The action was taken after a budget development update at the board’s July 18 regular meeting.
The proposed budget of $358,686,073, a 6% increase over the previous year’s budget, is due mostly to three reasons, according to Lucas Janda, a former district employee who is contracting with the district to finalize the budget.
An increase in school personnel is needed to meet growing student enrollment, Janda said. School officials anticipate a 2.8% increase in K-12 enrollment for the upcoming school year. Projected enrollment for the upcoming year is 40,877.

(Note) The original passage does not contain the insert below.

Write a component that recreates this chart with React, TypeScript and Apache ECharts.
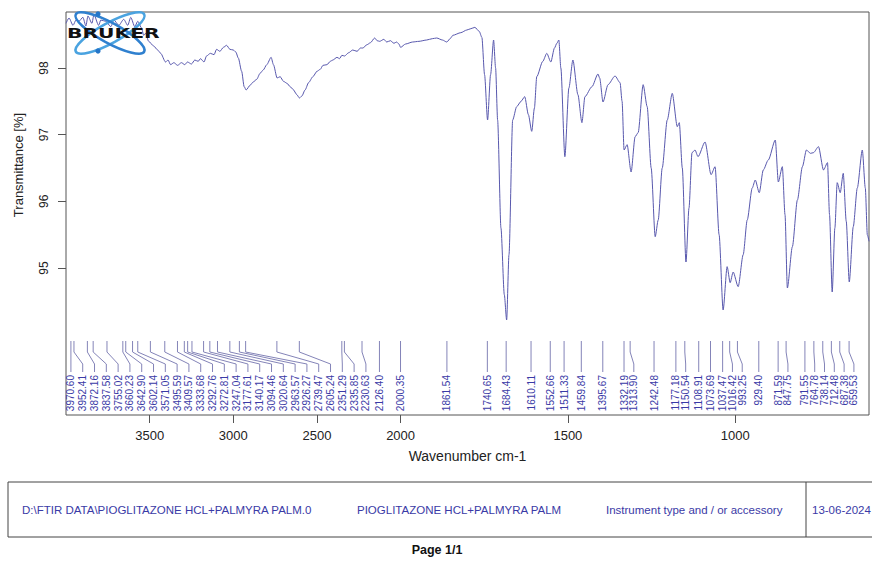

Pay raises from 4% to 7.7% and increased employer contributions to health care plans were the other two major factors for the budget increase. However, an anticipated 6.5% increase in property values in the district may result in a decrease in the tax rate, Janda said.
The board’s current rate of $1.51 includes a $1.04 maintenance and operations tax rate, which pays for day-to-day operations, and $0.47 interest and sinking tax rate, which covers debt.
In the July 18 presentation, the budget department recommended a drop in the total tax rate to $1.44, including $0.97 for the M&O and $0.47 for the I&S tax rates. The M&O drop is to meet a state mandated “compression” of tax rates.
By state law, the board of trustees may lower—but not raise—the advertised tax rate before adoption, according to Superintendent Dan Troxell.
State law mandates that school districts must adopt budgets by Aug. 31.